Soma also separates good and evil (9.97.18). “the worlds expand to him who from aforetime found light to spread the law of life eternal” (9.94.2) “Attaining purity,” he “plunges through the foe, making his ways all easy for pious men” (9.86.26). He vanquishes all enemies (9.48.2; 9.55.4) by crushing fiends (9.37.3; 9.53.1), destroying demons (9.63.28–29), slaying sinners (9.28.6; 9.61.19), and banishing curses, making a way for prayer (9.62.11; 9.96.10). With the powers of darkness he also banishes sickness (9.85.1); “all that is sick he medicines; the blind man sees, the cripple walks”(8.68.2).

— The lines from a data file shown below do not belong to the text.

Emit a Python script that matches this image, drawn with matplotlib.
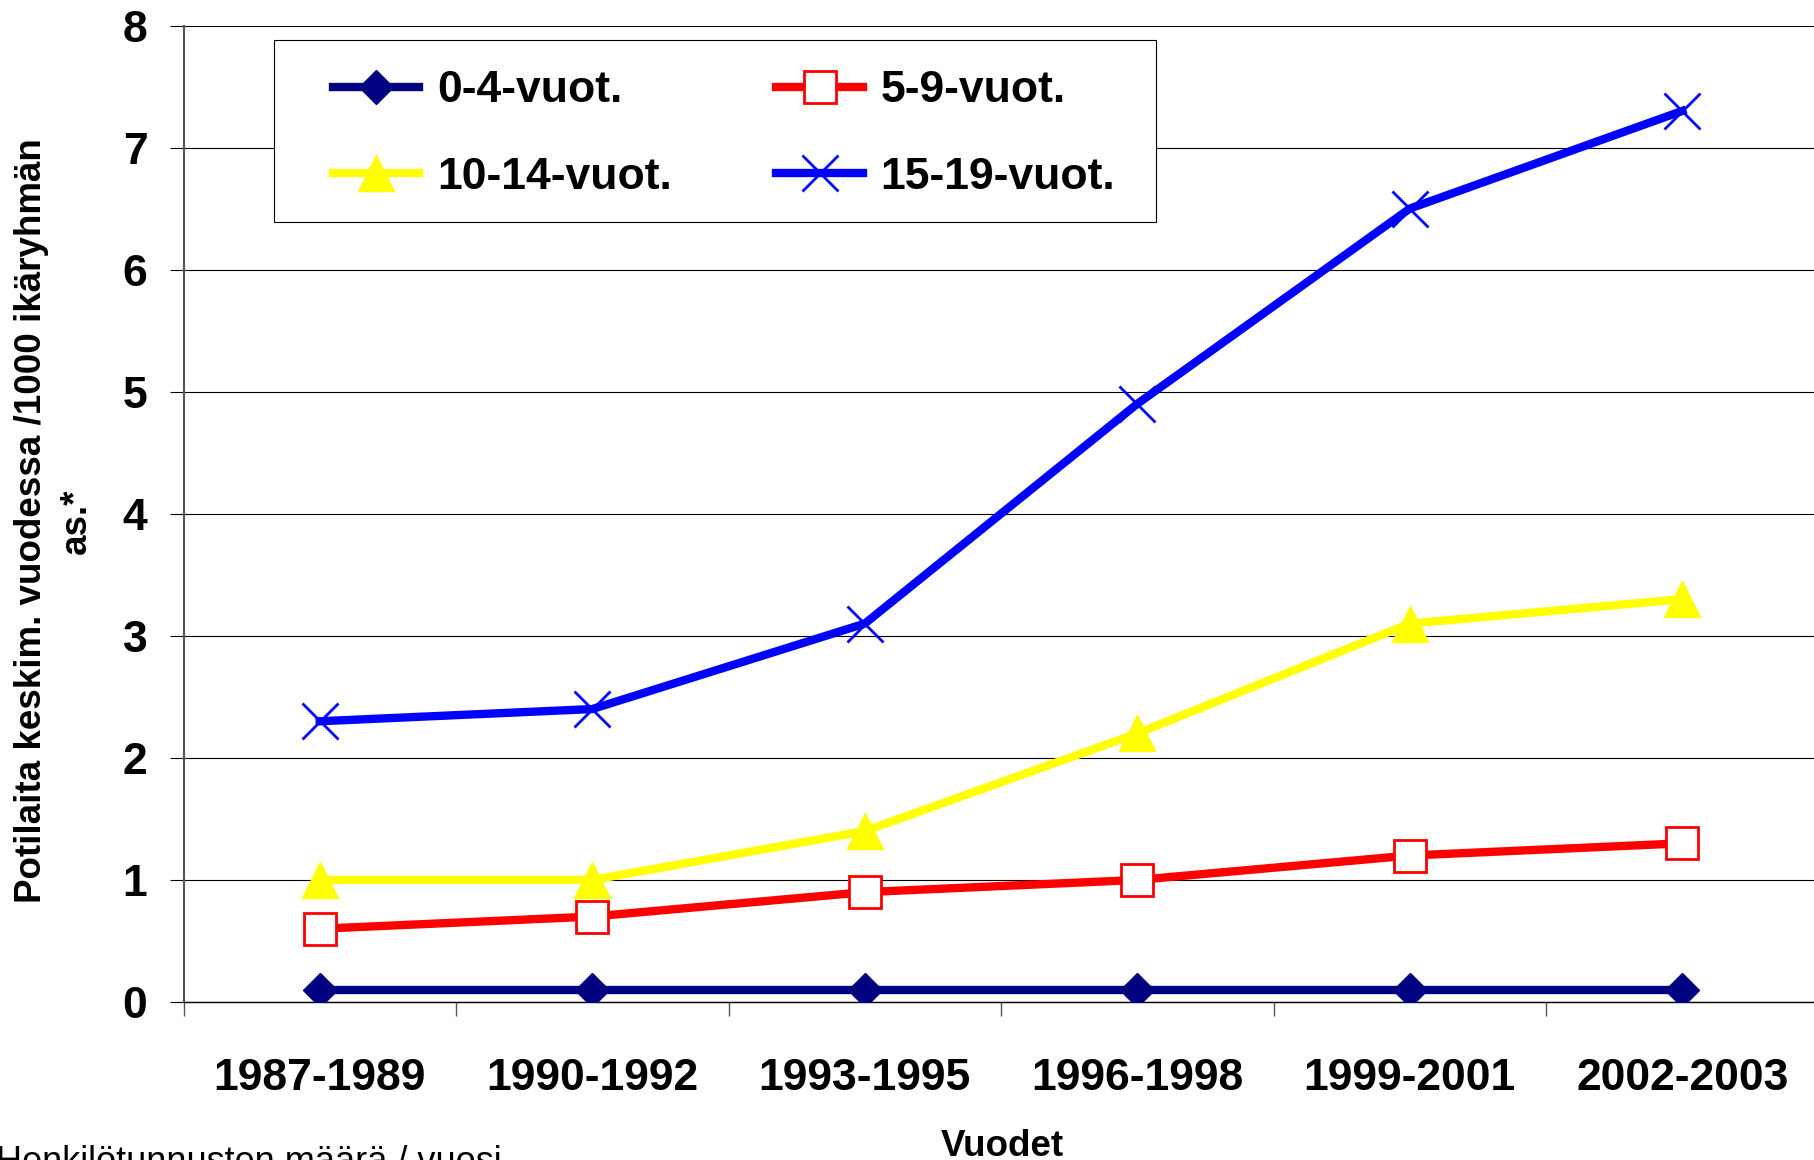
import matplotlib
matplotlib.use("Agg")
import matplotlib.pyplot as plt
from matplotlib.patches import Rectangle
import numpy as np

plt.rcParams['font.family'] = ['Liberation Sans', 'DejaVu Sans']

periods = ['1987-1989', '1990-1992', '1993-1995', '1996-1998', '1999-2001', '2002-2003']
age_0_4 = [0.1, 0.1, 0.1, 0.1, 0.1, 0.1]
age_5_9 = [0.6, 0.7, 0.9, 1.0, 1.2, 1.3]
age_10_14 = [1.0, 1.0, 1.4, 2.2, 3.1, 3.3]
age_15_19 = [2.3, 2.4, 3.1, 4.9, 6.5, 7.3]
y_ticks = [0, 1, 2, 3, 4, 5, 6, 7, 8]

W, H = 1814, 1160
fig = plt.figure(figsize=(W / 100, H / 100), dpi=100)
# axes run a bit past the right edge, as in the original
ax = fig.add_axes([183.5 / W, (H - 1002) / H, (1818.5 - 183.5) / W, (1002 - 25.5) / H])

x = np.arange(len(periods))
lw = 6
l1, = ax.plot(x, age_0_4, color='#000080', lw=lw, marker='D', ms=17,
              mec='#000080', mfc='#000080', label='0-4-vuot.', zorder=3)
l2, = ax.plot(x, age_5_9, color='#FF0000', lw=lw, marker='s', ms=23,
              mec='#FF0000', mfc='white', mew=2, label='5-9-vuot.', zorder=3)
l3, = ax.plot(x, age_10_14, color='#FFFF00', lw=lw, marker='^', ms=26,
              mec='#FFFF00', mfc='#FFFF00', label='10-14-vuot.', zorder=3)
l4, = ax.plot(x, age_15_19, color='#0000FF', lw=lw, marker='x', ms=26,
              mec='#0000FF', mew=2, label='15-19-vuot.', zorder=3)

ax.set_xlim(-0.5, len(periods) - 0.5)
ax.set_ylim(0, 8)
ax.set_yticks(y_ticks)
ax.set_yticklabels([str(v) for v in y_ticks], fontsize=32, fontweight='bold')
ax.yaxis.grid(True, color='black', lw=0.8, zorder=0)
ax.set_axisbelow(True)

ax.set_xticks(np.arange(len(periods) + 1) - 0.5)
ax.set_xticklabels([])
ax.set_xticks(x, minor=True)
ax.set_xticklabels(periods, minor=True, fontsize=32, fontweight='bold')
ax.tick_params(axis='x', which='minor', length=0, pad=40)
ax.tick_params(axis='x', which='major', length=10, width=1, color='#555555')
ax.tick_params(axis='y', length=10, width=0.8, pad=16)

for s in ['top', 'right']:
    ax.spines[s].set_visible(False)
ax.spines['left'].set_color('#555555')
ax.spines['left'].set_linewidth(1.5)
ax.spines['bottom'].set_color('black')
ax.spines['bottom'].set_linewidth(1)

# legend box
box = Rectangle((274 / W, (H - 222) / H), (1156 - 274) / W, (222 - 40) / H,
                transform=fig.transFigure, facecolor='white', edgecolor='black',
                lw=0.8, zorder=4)
ax.add_patch(box)
leg = ax.legend([l1, l3, l2, l4], ['0-4-vuot.', '10-14-vuot.', '5-9-vuot.', '15-19-vuot.'],
                ncol=2, loc='center', bbox_to_anchor=(724 / W, (H - 134) / H),
                bbox_transform=fig.transFigure, frameon=False,
                prop={'size': 32, 'weight': 'bold'}, handlelength=1.95,
                handletextpad=0.4, columnspacing=2.35, labelspacing=1.03,
                borderpad=0)
leg.set_zorder(5)

fig.text(54 / W, (H - 521) / H,
         'Potilaita keskim. vuodessa /1000 ikäryhmän\nas.*',
         rotation=90, ha='center', va='center', multialignment='center',
         fontsize=26.5, fontweight='bold', linespacing=1.35)
fig.text(1002 / W, (H - 1156) / H, 'Vuodet', ha='center', va='baseline',
         fontsize=26.5, fontweight='bold')
fig.text(-4 / W, (H - 1172) / H, 'Henkilötunnusten määrä / vuosi',
         ha='left', va='baseline', fontsize=26)

fig.savefig('out.png', dpi=100)
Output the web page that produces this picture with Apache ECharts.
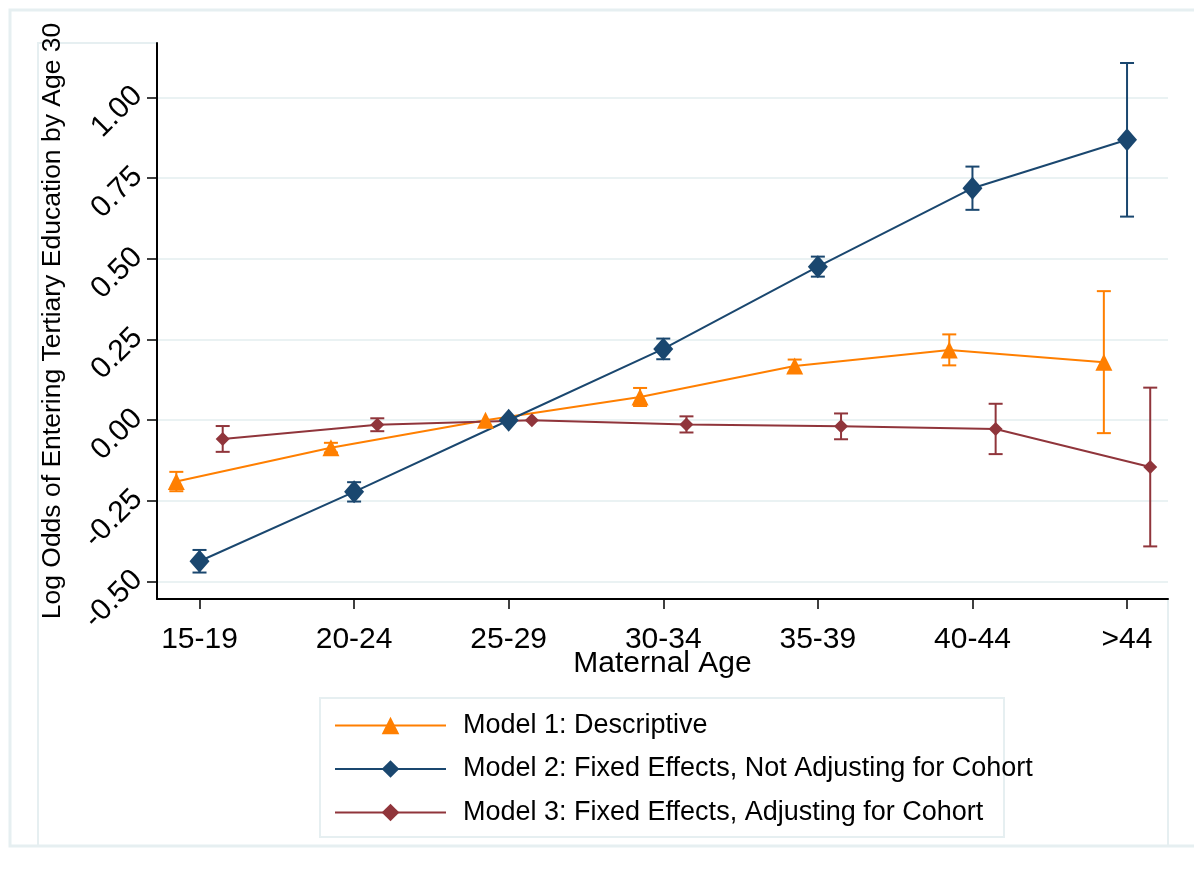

Soma’s prime animal form is the bull (9.64.1–2; 9.69.3–4; 9.70.5–7). He is believed to impregnate cows during his purification (9.19.5), and provide them with milk (9.33.4). “The cows have sung with joy to him, even as a woman to her love” (9.32.5). He is also a bird of prey, who acts as guardian of the heavenly law (9.48.4), and embodies the Soma juice in the drinking bowl (9.96.19). Compare Anzu and the Sumerian lion-bird. Soma is described as the ”watchful guardian of the mead, the lion” (9.89.3). Soma is Lord “of all that is” (9.31.6); “of heaven” (9.89.3); “of the multitude” (9.101.7); “of Holy Law” (9.35.6); “of strength” (9.36.6); “of cattle” (9.72.4); “of speech” (9.101.5); “of song” (9.99.6); “of hymns” (9.86.19); “of the world” (9.86.5); “of heros”; “of riches”. Soma is immortal (9.84.2), eternal (9.72.6), and infallible (9.97.38); omnipotent (9.101.5; 9.96.10), omniscient (9.20.3; 9.71.9), and omnipresent (9.97.38; 9.86.5). He upholds the universe (9.76.1), sometimes, as we have already seen, in the form of a cosmic tree. He is victorious (9.24.4; 9.35.4), unconquered (9.4.8; 9.27.4), full of joy (9.47.1), forgiving and full of grace (8.48.9; 8.68.7–8; 9.29.5), and a faithful friend of friends (9.48.4; 9.66.1–4; 9.78.5). Once purified, the Soma juice runs down into a wooden vat (9.66.11; 9.21.3), or is collected in jars (9.63.3, 13; 9.72.1), which appear to be personified by the God Indra (9.37.6; 9.60.3). All through the Soma sacrifice these hymns are sung, empowering (9.64.16) and empowered (9.64.25) by the God himself.